Howdy all....This is my first post. I need some help. Just got a pup last week,a 11 week old Goldendoodle. Beautiful pup....but. We are having pee problems. We are using a crate. The first 5 days were great, whined a bit for a night or two. And only had one accident in the crate and one or two in the house. Thought it was going to be a snap. But the last two days and nights she has been peeing in her crate just about every time she is put in. Now I caught her going into her crate just to pee. Also we had a strange incident last night. I took her out, she did her thing. Came back in and 5 min later she did it in the house. Took her out again. Nothing. Then back in and she goes right for by bed and pees on it.....So what am I doing wrong? Help....!!!!!!! lol.


----------



## Curbside Prophet (Apr 28, 2006)

Has she been cleared by a vet? Do you have her on a schedule? Have you contacted your breeder about how to proceed with crate training? What did you clean the crate with when your dog eliminated in it? When she succeeds at eliminating outside, what do you do? When she fails at eliminating outside, what do you do?

Welcome to our forum!


----------



## Dakota Spirit (Jul 31, 2007)

Another question for the list (Lol ) is, how big is your current crate? There should be room enough for your pup to stand up, turn around, and lay down...not much else. Sometimes if you have a crate that is too large the dog will attempt to eliminate on one side and sleep on the other.


----------



## Chubs (Oct 4, 2007)

The people we got her from were not really the "breeders'' . They said they were selling the pups for a friend. They had Yorkies and the Doodles. Anyways, they said she had been to the vet and started her shots. But they had no vet papers and didn't know who the vet was. But they did give me a list of the shots and dates that they were given. So we took her to our vet and she gave her a clean bill of health, but we started the shots over just to make sure. She had the fecal test done and it was negative. We go back Monday for her second set. Other than the pee problem, the only other thing that worries me is that she throws up every couple days.

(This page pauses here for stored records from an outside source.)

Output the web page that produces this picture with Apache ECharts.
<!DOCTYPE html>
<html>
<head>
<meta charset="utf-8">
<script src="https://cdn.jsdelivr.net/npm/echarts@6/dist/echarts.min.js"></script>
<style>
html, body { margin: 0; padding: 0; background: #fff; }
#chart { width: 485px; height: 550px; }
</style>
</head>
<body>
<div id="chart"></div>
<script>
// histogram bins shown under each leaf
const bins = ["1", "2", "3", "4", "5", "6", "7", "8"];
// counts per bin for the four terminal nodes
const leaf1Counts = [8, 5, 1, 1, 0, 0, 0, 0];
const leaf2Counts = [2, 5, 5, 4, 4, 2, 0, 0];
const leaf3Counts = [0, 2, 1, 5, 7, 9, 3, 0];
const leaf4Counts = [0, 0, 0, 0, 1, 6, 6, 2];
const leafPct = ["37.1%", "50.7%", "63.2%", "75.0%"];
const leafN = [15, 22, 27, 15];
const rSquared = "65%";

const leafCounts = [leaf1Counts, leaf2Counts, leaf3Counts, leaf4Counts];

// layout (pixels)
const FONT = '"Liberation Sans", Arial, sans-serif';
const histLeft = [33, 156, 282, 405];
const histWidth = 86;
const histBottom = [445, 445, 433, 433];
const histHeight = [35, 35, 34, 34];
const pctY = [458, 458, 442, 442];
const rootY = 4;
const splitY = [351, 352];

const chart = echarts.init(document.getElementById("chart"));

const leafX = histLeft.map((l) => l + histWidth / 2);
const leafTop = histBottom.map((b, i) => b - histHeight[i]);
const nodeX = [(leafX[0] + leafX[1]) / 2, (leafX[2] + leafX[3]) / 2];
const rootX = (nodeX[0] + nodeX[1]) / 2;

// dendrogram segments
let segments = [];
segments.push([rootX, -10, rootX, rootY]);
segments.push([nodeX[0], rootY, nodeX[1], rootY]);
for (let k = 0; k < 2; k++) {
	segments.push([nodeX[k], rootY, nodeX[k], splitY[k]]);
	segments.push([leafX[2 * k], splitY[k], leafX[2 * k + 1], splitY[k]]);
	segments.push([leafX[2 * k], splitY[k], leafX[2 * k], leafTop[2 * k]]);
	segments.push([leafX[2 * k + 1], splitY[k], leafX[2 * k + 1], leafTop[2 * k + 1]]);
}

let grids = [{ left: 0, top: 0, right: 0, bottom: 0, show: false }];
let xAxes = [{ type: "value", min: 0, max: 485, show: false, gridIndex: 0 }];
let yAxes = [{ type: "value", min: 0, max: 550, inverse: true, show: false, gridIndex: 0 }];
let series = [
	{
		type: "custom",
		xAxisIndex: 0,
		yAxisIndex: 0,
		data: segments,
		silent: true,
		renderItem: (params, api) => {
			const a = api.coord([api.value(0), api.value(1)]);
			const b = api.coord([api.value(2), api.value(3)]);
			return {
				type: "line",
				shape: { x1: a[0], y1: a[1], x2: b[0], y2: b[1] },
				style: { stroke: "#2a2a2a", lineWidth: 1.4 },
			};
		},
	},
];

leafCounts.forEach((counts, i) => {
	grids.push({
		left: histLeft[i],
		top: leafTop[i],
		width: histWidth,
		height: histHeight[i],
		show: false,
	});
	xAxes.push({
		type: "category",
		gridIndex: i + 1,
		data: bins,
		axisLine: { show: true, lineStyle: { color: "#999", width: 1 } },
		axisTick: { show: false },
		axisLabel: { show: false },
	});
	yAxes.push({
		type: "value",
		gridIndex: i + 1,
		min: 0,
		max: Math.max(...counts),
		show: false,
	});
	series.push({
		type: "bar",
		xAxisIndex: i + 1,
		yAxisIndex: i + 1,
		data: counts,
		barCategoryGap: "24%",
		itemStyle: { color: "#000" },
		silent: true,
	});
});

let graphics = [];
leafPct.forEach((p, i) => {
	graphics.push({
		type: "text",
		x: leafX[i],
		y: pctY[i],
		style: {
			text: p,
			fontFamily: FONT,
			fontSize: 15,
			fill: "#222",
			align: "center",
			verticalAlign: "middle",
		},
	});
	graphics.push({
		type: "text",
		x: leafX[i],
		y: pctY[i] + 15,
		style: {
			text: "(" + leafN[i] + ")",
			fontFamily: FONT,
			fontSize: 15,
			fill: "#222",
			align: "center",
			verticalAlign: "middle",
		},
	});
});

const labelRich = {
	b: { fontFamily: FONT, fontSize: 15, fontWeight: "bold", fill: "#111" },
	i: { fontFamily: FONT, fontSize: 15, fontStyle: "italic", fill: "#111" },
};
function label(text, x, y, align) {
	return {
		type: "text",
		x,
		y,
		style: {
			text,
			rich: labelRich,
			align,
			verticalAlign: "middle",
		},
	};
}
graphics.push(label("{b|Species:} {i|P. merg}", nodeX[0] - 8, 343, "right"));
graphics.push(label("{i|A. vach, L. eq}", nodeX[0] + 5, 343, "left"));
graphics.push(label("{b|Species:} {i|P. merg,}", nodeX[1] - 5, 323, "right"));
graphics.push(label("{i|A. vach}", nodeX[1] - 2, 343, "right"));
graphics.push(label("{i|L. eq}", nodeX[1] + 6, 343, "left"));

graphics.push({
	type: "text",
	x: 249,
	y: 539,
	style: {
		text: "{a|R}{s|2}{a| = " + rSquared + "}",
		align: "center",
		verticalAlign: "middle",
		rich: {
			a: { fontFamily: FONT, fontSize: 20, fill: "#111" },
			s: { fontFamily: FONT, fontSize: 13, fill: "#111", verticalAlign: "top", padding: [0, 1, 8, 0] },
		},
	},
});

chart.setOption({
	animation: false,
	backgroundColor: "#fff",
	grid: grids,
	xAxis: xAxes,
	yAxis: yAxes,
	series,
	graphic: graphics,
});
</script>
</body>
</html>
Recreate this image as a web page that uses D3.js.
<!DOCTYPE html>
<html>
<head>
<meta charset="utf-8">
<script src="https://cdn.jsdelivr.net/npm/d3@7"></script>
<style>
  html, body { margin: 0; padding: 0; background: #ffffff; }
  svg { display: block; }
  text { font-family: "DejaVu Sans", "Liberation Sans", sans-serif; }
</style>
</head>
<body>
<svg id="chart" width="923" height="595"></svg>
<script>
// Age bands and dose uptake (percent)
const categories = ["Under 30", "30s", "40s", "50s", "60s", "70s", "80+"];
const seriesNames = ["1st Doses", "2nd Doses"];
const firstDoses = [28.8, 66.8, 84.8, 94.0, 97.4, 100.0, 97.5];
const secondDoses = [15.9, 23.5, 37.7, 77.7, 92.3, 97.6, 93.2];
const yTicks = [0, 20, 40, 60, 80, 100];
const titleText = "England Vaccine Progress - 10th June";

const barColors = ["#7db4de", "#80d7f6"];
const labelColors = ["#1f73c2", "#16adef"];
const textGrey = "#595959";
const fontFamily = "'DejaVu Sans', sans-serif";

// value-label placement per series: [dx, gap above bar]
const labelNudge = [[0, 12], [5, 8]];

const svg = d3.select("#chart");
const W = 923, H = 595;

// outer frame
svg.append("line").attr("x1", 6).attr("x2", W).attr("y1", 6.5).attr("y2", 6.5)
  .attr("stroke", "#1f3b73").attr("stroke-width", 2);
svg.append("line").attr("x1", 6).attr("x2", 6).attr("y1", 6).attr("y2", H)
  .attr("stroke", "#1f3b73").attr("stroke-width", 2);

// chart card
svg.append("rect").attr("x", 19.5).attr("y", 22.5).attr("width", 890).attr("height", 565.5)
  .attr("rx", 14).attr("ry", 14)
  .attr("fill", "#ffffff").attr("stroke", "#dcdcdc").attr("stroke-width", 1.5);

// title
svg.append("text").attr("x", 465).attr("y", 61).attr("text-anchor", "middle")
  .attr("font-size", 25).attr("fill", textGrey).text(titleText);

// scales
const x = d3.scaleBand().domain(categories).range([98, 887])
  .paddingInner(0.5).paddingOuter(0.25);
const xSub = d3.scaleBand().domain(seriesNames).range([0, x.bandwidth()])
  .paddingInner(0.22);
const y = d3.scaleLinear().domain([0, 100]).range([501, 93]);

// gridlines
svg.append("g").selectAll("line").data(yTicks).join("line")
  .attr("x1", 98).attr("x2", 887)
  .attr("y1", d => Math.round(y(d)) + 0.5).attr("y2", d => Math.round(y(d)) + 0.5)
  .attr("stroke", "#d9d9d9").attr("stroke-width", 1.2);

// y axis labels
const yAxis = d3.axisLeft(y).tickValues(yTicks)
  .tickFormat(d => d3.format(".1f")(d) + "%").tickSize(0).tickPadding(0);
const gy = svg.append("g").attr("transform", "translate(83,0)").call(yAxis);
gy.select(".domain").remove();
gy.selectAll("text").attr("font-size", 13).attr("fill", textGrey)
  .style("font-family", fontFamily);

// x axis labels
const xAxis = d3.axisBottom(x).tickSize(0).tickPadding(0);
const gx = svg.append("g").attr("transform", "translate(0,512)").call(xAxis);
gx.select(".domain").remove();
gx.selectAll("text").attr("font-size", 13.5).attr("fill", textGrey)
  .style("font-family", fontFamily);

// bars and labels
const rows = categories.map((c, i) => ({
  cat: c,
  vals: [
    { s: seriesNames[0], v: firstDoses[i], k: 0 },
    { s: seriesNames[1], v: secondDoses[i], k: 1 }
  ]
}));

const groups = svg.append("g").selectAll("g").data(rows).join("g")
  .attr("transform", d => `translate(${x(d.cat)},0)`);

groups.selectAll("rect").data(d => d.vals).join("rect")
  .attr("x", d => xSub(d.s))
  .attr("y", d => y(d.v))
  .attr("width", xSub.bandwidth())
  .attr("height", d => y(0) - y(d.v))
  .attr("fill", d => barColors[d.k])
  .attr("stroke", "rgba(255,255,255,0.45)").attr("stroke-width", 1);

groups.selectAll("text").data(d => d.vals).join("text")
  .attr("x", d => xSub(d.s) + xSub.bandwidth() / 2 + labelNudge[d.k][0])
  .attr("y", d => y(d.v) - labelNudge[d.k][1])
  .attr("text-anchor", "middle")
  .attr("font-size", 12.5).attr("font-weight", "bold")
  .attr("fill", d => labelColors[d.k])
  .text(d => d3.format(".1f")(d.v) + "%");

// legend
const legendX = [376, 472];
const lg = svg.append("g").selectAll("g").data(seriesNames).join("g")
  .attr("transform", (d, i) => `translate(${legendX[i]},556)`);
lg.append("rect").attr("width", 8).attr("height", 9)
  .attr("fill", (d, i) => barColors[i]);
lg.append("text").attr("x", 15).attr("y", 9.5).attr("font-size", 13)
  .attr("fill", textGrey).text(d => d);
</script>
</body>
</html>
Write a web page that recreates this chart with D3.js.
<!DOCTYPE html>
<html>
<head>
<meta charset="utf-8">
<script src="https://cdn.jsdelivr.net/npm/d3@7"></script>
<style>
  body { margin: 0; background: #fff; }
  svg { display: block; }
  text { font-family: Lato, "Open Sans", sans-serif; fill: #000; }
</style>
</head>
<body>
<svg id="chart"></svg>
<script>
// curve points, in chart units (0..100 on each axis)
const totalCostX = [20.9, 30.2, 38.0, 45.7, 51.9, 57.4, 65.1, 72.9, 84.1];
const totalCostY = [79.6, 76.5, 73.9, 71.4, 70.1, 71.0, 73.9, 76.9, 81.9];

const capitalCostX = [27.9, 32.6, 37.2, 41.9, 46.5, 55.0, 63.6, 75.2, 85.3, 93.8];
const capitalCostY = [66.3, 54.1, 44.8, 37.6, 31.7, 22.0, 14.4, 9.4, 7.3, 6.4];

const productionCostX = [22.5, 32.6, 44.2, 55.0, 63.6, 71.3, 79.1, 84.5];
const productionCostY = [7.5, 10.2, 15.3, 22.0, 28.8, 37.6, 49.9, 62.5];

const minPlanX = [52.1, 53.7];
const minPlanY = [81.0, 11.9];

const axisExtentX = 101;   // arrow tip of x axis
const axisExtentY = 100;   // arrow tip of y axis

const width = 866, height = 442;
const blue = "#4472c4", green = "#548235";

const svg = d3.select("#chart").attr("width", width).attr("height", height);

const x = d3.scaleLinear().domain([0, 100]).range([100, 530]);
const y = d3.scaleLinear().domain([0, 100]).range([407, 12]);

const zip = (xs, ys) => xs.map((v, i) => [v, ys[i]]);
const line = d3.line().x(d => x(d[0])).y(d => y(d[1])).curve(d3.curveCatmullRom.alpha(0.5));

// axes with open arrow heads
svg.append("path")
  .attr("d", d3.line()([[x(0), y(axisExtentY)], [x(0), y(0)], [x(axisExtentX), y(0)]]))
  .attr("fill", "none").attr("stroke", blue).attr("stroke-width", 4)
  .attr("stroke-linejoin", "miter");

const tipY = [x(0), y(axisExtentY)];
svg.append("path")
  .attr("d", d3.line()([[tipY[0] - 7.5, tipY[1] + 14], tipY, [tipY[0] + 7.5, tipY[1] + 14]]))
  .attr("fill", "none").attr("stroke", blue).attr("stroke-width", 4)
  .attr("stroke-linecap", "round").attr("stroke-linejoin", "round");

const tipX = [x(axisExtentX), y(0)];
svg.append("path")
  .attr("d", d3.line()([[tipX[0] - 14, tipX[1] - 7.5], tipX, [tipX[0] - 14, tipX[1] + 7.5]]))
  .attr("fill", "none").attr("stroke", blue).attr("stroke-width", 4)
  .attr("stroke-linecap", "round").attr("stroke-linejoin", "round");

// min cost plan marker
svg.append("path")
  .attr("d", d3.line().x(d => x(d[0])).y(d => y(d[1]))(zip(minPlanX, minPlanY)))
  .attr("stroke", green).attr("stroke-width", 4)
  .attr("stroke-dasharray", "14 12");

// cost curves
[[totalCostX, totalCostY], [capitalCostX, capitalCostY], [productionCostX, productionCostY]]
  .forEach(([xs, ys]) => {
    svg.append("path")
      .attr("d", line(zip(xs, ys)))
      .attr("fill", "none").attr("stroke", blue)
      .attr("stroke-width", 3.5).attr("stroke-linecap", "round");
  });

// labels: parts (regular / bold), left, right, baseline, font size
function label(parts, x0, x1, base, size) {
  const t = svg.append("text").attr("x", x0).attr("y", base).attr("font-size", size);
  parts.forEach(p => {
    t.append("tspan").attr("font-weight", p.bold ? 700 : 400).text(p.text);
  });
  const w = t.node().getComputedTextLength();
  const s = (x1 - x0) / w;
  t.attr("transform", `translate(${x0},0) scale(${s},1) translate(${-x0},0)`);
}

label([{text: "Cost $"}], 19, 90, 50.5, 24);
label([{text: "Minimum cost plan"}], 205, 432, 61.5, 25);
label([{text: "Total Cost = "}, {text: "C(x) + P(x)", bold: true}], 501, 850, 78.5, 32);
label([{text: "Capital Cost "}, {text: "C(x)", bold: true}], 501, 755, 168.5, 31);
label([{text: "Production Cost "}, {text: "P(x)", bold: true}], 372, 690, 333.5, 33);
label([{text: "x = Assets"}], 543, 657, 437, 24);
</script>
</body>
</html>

No diarhea or lethargy though and she eats o.k. 1.5 - 2 cups of Iams puppy kibble a day. But she eats grass and what ever else she can get in her mouth...lol. And is definately getting bigger by the day. ......Now today, she had no accidents in or out of the crate. I took up up the water at 8:30 last night but gave her a sip about 10 because she had been playing. She woke me at 1:30 am and 4:30 am to go out. (her crate is right next to my bed). My wife said she did good today in her crate.....So who knows. Does that info help at all?


----------



## Curbside Prophet (Apr 28, 2006)

It helps some, but I don't think all the questions were answered. What I would do, and some may disagree, but I know it can be effective is to set your alarm for 1:20 and 4:20, and take her out at those times for a few days, before she can make a fuss on her own. Then add 5 or 10 minutes to the alarm time every few days or so to phase them out. As your dog builds up bladder control with age you won't have to wake up in he middle of the night so often. Assuming the crate is the right size, and you're cleaning the accidents with Nature's Miracle, I think you're doing fine, and it's just a timing issue, that's all. Which I think will improve so long as you remain conscience of her schedule. Good luck, it will get better!


----------